## Exercise brief:
Collect every line that includes the string "React".

## Data lines:
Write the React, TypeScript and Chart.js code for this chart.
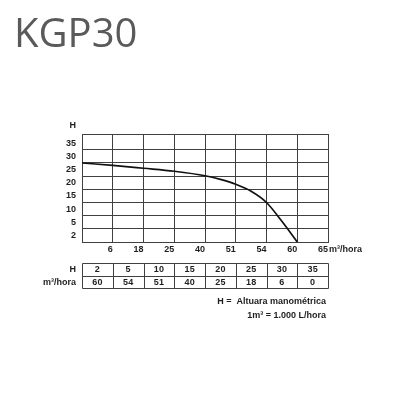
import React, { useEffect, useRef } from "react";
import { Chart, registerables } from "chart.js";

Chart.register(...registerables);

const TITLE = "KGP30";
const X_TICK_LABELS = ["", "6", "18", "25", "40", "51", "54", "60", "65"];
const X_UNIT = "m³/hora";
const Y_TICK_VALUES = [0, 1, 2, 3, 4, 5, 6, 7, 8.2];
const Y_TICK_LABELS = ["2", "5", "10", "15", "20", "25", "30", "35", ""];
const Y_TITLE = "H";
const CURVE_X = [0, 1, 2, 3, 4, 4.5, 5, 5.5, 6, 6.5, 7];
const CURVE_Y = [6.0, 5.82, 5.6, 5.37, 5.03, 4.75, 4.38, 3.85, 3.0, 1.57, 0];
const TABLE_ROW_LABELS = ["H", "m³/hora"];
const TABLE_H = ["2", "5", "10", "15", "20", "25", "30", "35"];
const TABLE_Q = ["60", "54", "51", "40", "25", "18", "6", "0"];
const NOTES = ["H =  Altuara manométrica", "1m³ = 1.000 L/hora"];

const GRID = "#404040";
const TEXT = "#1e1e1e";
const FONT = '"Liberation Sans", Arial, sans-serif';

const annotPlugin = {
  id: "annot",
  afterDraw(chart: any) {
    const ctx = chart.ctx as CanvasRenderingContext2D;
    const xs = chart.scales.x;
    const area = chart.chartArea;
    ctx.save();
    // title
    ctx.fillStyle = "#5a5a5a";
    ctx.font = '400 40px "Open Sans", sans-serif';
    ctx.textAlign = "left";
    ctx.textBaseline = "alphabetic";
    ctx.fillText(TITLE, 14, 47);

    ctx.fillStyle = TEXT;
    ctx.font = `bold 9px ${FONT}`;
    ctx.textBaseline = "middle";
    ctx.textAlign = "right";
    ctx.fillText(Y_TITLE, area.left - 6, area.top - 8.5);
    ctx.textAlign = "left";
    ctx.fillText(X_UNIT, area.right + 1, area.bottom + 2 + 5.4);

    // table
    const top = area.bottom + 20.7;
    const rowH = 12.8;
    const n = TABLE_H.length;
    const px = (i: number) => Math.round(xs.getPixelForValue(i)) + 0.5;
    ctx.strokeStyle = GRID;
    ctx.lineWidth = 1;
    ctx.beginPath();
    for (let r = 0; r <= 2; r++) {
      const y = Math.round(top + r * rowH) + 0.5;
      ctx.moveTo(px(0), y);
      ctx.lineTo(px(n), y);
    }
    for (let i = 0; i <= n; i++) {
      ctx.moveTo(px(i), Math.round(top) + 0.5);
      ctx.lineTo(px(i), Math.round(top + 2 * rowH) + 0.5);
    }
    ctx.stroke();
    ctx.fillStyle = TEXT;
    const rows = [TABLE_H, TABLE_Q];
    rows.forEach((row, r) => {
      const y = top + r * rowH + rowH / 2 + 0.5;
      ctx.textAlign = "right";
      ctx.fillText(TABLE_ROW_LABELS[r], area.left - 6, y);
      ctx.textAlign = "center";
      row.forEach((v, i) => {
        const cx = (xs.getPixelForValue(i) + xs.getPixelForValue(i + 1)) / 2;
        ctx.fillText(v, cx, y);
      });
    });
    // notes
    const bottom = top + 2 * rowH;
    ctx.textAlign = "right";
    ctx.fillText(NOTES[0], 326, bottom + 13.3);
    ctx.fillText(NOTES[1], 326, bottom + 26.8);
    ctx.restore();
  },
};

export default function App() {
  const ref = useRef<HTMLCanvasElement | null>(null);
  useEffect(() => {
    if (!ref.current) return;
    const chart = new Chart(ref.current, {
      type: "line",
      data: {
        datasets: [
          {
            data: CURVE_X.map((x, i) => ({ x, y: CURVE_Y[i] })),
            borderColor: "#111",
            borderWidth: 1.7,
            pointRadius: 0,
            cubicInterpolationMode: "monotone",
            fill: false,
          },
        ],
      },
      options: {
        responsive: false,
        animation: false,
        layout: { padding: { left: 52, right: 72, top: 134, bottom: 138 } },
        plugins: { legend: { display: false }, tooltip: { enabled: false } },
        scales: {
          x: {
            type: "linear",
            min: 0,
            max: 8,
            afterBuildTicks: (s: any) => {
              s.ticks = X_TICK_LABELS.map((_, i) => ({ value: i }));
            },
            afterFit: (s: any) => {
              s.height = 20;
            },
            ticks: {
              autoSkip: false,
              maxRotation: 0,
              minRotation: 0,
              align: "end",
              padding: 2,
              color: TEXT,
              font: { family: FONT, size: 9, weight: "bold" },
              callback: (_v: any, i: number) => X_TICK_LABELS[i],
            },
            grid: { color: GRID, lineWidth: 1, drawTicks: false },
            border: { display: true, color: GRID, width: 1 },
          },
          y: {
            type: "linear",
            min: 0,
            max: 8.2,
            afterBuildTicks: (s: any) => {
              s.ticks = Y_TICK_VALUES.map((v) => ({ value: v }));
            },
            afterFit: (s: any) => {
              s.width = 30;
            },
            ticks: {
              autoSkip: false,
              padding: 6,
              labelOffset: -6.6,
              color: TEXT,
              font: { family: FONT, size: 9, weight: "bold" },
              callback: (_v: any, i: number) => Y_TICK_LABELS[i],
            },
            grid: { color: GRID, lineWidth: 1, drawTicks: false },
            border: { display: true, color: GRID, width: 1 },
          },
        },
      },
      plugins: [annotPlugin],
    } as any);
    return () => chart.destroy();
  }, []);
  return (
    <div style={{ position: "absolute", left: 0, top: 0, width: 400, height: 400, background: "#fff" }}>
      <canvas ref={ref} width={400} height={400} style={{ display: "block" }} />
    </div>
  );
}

## Expected answer:
Write the React, TypeScript and Chart.js code for this chart.
import React, { useEffect, useRef } from "react";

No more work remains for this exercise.